--- START Exercise inputs ---
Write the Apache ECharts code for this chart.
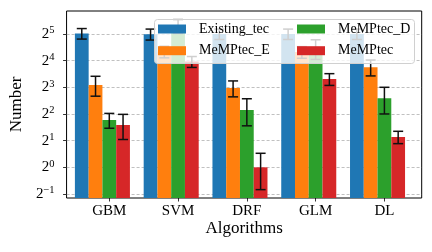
<!DOCTYPE html>
<html>
<head>
<meta charset="utf-8">
<script src="https://cdn.jsdelivr.net/npm/echarts@6/dist/echarts.min.js"></script>
<style>html,body{margin:0;padding:0;background:#fff}#c{width:432px;height:252px}</style>
</head>
<body>
<div id="c"></div>
<script>
const categories = ['GBM', 'SVM', 'DRF', 'GLM', 'DL'];
const seriesNames = ['Existing_tec', 'MeMPtec_E', 'MeMPtec_D', 'MeMPtec'];
const existingTec = [32.4, 31.8, 32.0, 32.0, 32.0];
const existingTecErr = [4.4, 4.5, 4.3, 4.3, 4.3];
const memptecE = [8.5, 20.2, 7.84, 20.0, 13.5];
const memptecEErr = [2.15, 3.0, 1.6, 3.0, 2.75];
const memptecD = [3.41, 39.4, 4.44, 22.0, 6.0];
const memptecDErr = [0.65, 7.0, 1.5, 5.5, 2.0];
const memptec = [3.01, 15.6, 1.0, 9.9, 2.2];
const memptecErr = [0.95, 2.2, 0.44, 1.5, 0.35];
const yTickExponents = [-1, 0, 1, 2, 3, 4, 5];
const yMinExp = -1.15, yMaxExp = 5.86;

const colors = ['#1f77b4', '#ff7f0e', '#2ca02c', '#d62728'];
const FONT = 'Liberation Serif';
const values = [existingTec, memptecE, memptecD, memptec];
const errs = [existingTecErr, memptecEErr, memptecDErr, memptecErr];
const toAxis = v => Math.log2(v) - yMinExp;
const axisMax = yMaxExp - yMinExp;
const tickVals = yTickExponents.map(e => e - yMinExp);

const barSeries = seriesNames.map((n, i) => ({
  type: 'bar', name: n, xAxisIndex: 1, yAxisIndex: 1,
  data: values[i].map(toAxis), barWidth: '20%', barGap: '0%',
  itemStyle: { color: colors[i] }, z: 2
}));
barSeries.push({ type: 'bar', name: '_pad', xAxisIndex: 1, yAxisIndex: 1,
  data: categories.map(() => '-'), barWidth: '20%', barGap: '0%' });

const errData = [];
values.forEach((arr, si) => arr.forEach((v, ci) => {
  errData.push([ci, si, toAxis(v - errs[si][ci]), toAxis(v + errs[si][ci])]);
}));

const errSeries = {
  type: 'custom', name: 'err', xAxisIndex: 1, yAxisIndex: 1, z: 3,
  encode: { x: 0, y: [2, 3] },
  data: errData,
  renderItem: function (params, api) {
    const ci = api.value(0), si = api.value(1);
    const band = api.size([1, 0])[0];
    const lo = api.coord([ci, api.value(2)]);
    const hi = api.coord([ci, api.value(3)]);
    const x = lo[0] + (si - 2) * band * 0.2;
    const st = { stroke: '#111', lineWidth: 1.5 };
    const cap = 5;
    return { type: 'group', children: [
      { type: 'line', shape: { x1: x, y1: lo[1], x2: x, y2: hi[1] }, style: st },
      { type: 'line', shape: { x1: x - cap, y1: lo[1], x2: x + cap, y2: lo[1] }, style: st },
      { type: 'line', shape: { x1: x - cap, y1: hi[1], x2: x + cap, y2: hi[1] }, style: st }
    ]};
  }
};

const legendCommon = {
  orient: 'vertical', top: 21, itemWidth: 28, itemHeight: 9, itemGap: 5.7, padding: 0,
  icon: 'rect', z: 20,
  textStyle: { fontFamily: FONT, fontSize: 14, color: '#000', lineHeight: 16, padding: [0, 0, 0, 8] }
};

const chart = echarts.init(document.getElementById('c'), null, { renderer: 'canvas' });
chart.setOption({
  animation: false,
  color: colors,
  graphic: { elements: [{
    type: 'rect', left: 154, top: 19, z: 10,
    shape: { width: 260, height: 44, r: 3 },
    style: { fill: 'rgba(255,255,255,0.8)', stroke: '#d0d0d0', lineWidth: 1 }
  }]},
  legend: [
    Object.assign({ left: 158, data: [seriesNames[0], seriesNames[1]] }, legendCommon),
    Object.assign({ left: 297, data: [seriesNames[2], seriesNames[3]] }, legendCommon)
  ],
  grid: [
    { left: 60, right: 10.3, top: 11, bottom: 54, show: true, borderColor: '#000', borderWidth: 1, backgroundColor: 'transparent' },
    { left: 74.9, right: 13.2, top: 11, bottom: 54 }
  ],
  xAxis: [
    { type: 'value', gridIndex: 0, min: 0, max: 1,
      axisLine: { show: false }, axisTick: { show: false }, axisLabel: { show: false }, splitLine: { show: false },
      name: 'Algorithms', nameLocation: 'middle', nameGap: 22,
      nameTextStyle: { fontFamily: FONT, fontSize: 17, color: '#000' } },
    { type: 'category', gridIndex: 1, data: categories, boundaryGap: true,
      axisLine: { show: false },
      axisTick: { show: true, alignWithLabel: true, length: 3.5, lineStyle: { color: '#000', width: 0.8 } },
      axisLabel: { fontFamily: FONT, fontSize: 15, color: '#000', margin: 6 },
      splitLine: { show: false } }
  ],
  yAxis: [
    { type: 'value', gridIndex: 0, min: 0, max: axisMax,
      axisLine: { show: false },
      axisTick: { show: true, length: 3.5, customValues: tickVals, lineStyle: { color: '#000', width: 0.8 } },
      axisLabel: { customValues: tickVals, margin: 12,
        formatter: function (v) {
          const e = Math.round(v + yMinExp);
          return '{b|2}{s|' + (e < 0 ? '\u2212' + (-e) : e) + '}';
        },
        rich: {
          b: { fontFamily: FONT, fontSize: 15, color: '#000', lineHeight: 18 },
          s: { fontFamily: FONT, fontSize: 10.5, color: '#000', lineHeight: 7, verticalAlign: 'top' }
        } },
      splitLine: { show: true, lineStyle: { color: '#b0b0b0', type: [3, 2], width: 0.8 } },
      name: 'Number', nameLocation: 'middle', nameGap: 35,
      nameTextStyle: { fontFamily: FONT, fontSize: 17, color: '#000' } },
    { type: 'value', gridIndex: 1, min: 0, max: axisMax, show: false, splitLine: { show: false } }
  ],
  series: barSeries.concat([errSeries])
});
</script>
</body>
</html>
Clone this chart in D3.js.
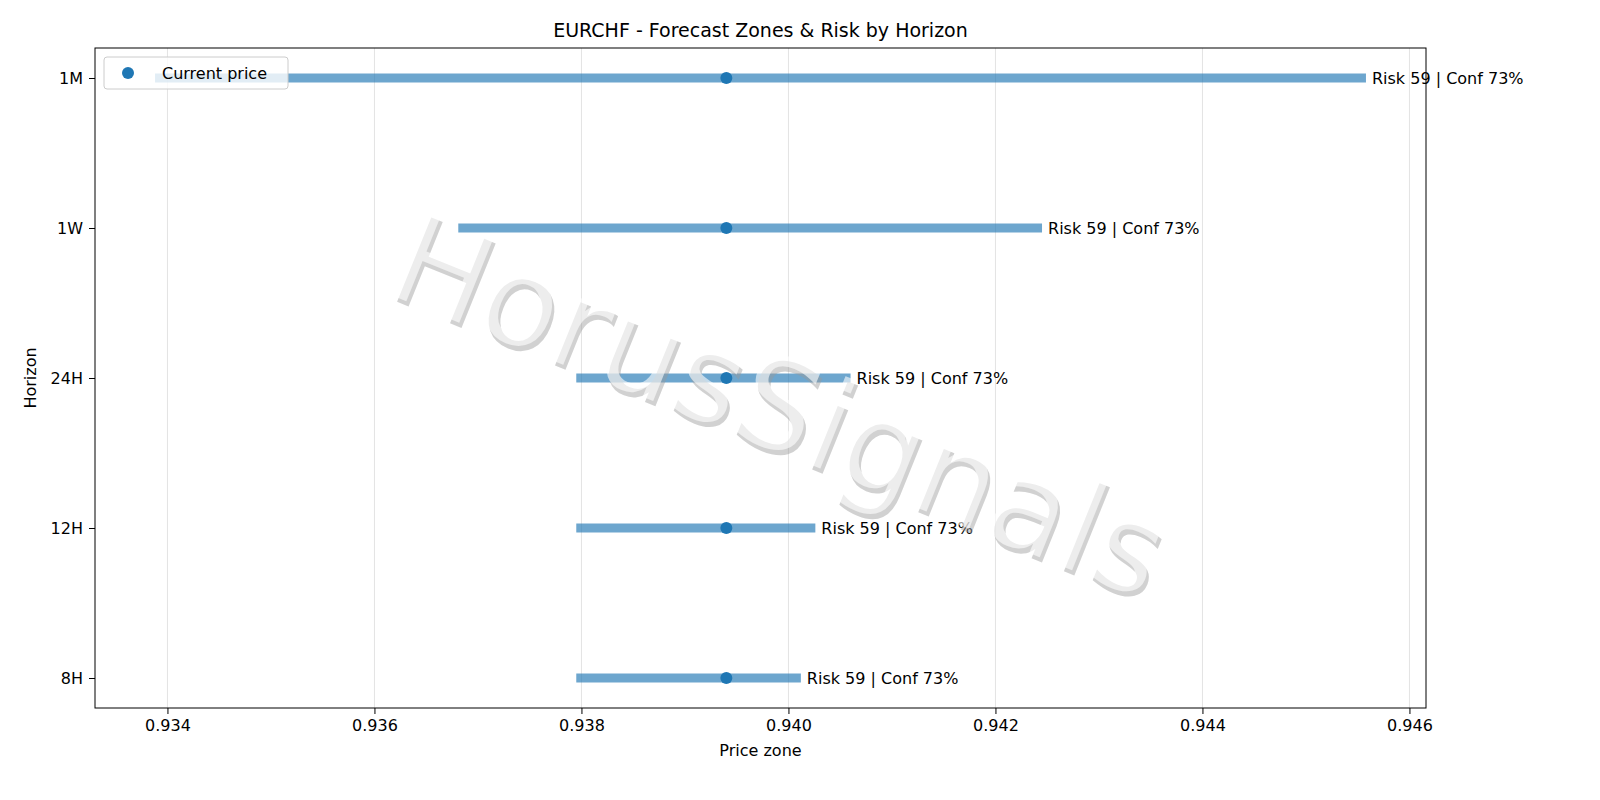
<!DOCTYPE html>
<html><head><meta charset="utf-8">
<script src="https://cdn.jsdelivr.net/npm/d3@7"></script>
<style>html,body{margin:0;padding:0;overflow:hidden;background:#fff}svg{display:block}text{font-family:"DejaVu Sans",sans-serif}</style>
</head><body><div id="chart"></div>
<script>
var horizons = ['8H', '12H', '24H', '1W', '1M'];
var zoneLow = [0.93795, 0.93795, 0.93795, 0.93681, 0.93388];
var zoneHigh = [0.94012, 0.94026, 0.94060, 0.94245, 0.94558];
var currentPrice = 0.93940;
var risk = [59, 59, 59, 59, 59];
var conf = [73, 73, 73, 73, 73];
var xTicks = [0.934, 0.936, 0.938, 0.940, 0.942, 0.944, 0.946];

var W = 1600, H = 800;
var m = {l: 95, r: 174, t: 48, b: 92};
var svg = d3.select('#chart').append('svg').attr('width', W).attr('height', H);

var x = d3.scaleLinear().domain([0.93330, 0.94616]).range([m.l, W - m.r]);
var y = d3.scalePoint().domain(horizons).range([H - m.b, m.t]).padding(0.2);

// grid
svg.append('g').selectAll('line').data(xTicks).enter().append('line')
  .attr('x1', d => x(d)).attr('x2', d => x(d))
  .attr('y1', m.t).attr('y2', H - m.b)
  .attr('stroke', '#e3e3e3').attr('stroke-width', 1);

// zones
svg.append('g').selectAll('line').data(horizons).enter().append('line')
  .attr('x1', (d, i) => x(zoneLow[i])).attr('x2', (d, i) => x(zoneHigh[i]))
  .attr('y1', d => y(d)).attr('y2', d => y(d))
  .attr('stroke', '#1f77b4').attr('stroke-opacity', 0.65).attr('stroke-width', 9);

svg.append('g').selectAll('circle').data(horizons).enter().append('circle')
  .attr('cx', x(currentPrice)).attr('cy', d => y(d)).attr('r', 6).attr('fill', '#1f77b4');

svg.append('g').selectAll('text').data(horizons).enter().append('text')
  .attr('x', (d, i) => x(zoneHigh[i]) + 6).attr('y', d => y(d)).attr('dy', '0.35em')
  .attr('font-size', 16).text((d, i) => 'Risk ' + risk[i] + ' | Conf ' + conf[i] + '%');

// watermark
var wm = svg.append('g').attr('transform', 'translate(780,405) rotate(22)');
wm.append('text').attr('x', 4).attr('y', 4).attr('text-anchor', 'middle').attr('dy', '0.35em')
  .attr('font-size', 125).attr('textLength', 820).attr('lengthAdjust', 'spacing')
  .attr('fill', '#999').attr('fill-opacity', 0.45).text('HorusSignals');
wm.append('text').attr('text-anchor', 'middle').attr('dy', '0.35em')
  .attr('font-size', 125).attr('textLength', 820).attr('lengthAdjust', 'spacing')
  .attr('fill', '#fff').attr('fill-opacity', 0.6).text('HorusSignals');

// frame and axes
svg.append('rect').attr('x', m.l).attr('y', m.t).attr('width', W - m.l - m.r).attr('height', H - m.t - m.b)
  .attr('fill', 'none').attr('stroke', '#000');
svg.append('g').attr('transform', 'translate(0,' + (H - m.b) + ')')
  .call(d3.axisBottom(x).tickValues(xTicks).tickFormat(d3.format('.3f')).tickSizeOuter(0).tickSize(6).tickPadding(6))
  .call(g => g.select('.domain').remove())
  .selectAll('text').attr('font-size', 16);
svg.append('g').attr('transform', 'translate(' + m.l + ',0)')
  .call(d3.axisLeft(y).tickSizeOuter(0).tickSize(6).tickPadding(6))
  .call(g => g.select('.domain').remove())
  .selectAll('text').attr('font-size', 16);

svg.append('text').attr('x', (m.l + W - m.r) / 2).attr('y', 37).attr('text-anchor', 'middle')
  .attr('font-size', 19).text('EURCHF - Forecast Zones & Risk by Horizon');
svg.append('text').attr('x', (m.l + W - m.r) / 2).attr('y', 756).attr('text-anchor', 'middle')
  .attr('font-size', 16).text('Price zone');
svg.append('text').attr('transform', 'translate(36,' + ((m.t + H - m.b) / 2) + ') rotate(-90)')
  .attr('text-anchor', 'middle').attr('font-size', 16).text('Horizon');

// legend
var lg = svg.append('g').attr('transform', 'translate(104,57)');
lg.append('rect').attr('width', 184).attr('height', 32).attr('rx', 3)
  .attr('fill', '#fff').attr('fill-opacity', 0.8).attr('stroke', '#ccc');
lg.append('circle').attr('cx', 24).attr('cy', 16).attr('r', 6).attr('fill', '#1f77b4');
lg.append('text').attr('x', 58).attr('y', 16).attr('dy', '0.35em').attr('font-size', 16).text('Current price');
</script></body></html>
--- END Exercise inputs ---
## [What is asked]
Extract, word for word, each line from the top of the data down to and including the line with "const yMinExp = -1.15, yMaxExp = 5.86;"; skip the pictures.

## [Complete output]
Write the Apache ECharts code for this chart.
<!DOCTYPE html>
<html>
<head>
<meta charset="utf-8">
<script src="https://cdn.jsdelivr.net/npm/echarts@6/dist/echarts.min.js"></script>
<style>html,body{margin:0;padding:0;background:#fff}#c{width:432px;height:252px}</style>
</head>
<body>
<div id="c"></div>
<script>
const categories = ['GBM', 'SVM', 'DRF', 'GLM', 'DL'];
const seriesNames = ['Existing_tec', 'MeMPtec_E', 'MeMPtec_D', 'MeMPtec'];
const existingTec = [32.4, 31.8, 32.0, 32.0, 32.0];
const existingTecErr = [4.4, 4.5, 4.3, 4.3, 4.3];
const memptecE = [8.5, 20.2, 7.84, 20.0, 13.5];
const memptecEErr = [2.15, 3.0, 1.6, 3.0, 2.75];
const memptecD = [3.41, 39.4, 4.44, 22.0, 6.0];
const memptecDErr = [0.65, 7.0, 1.5, 5.5, 2.0];
const memptec = [3.01, 15.6, 1.0, 9.9, 2.2];
const memptecErr = [0.95, 2.2, 0.44, 1.5, 0.35];
const yTickExponents = [-1, 0, 1, 2, 3, 4, 5];
const yMinExp = -1.15, yMaxExp = 5.86;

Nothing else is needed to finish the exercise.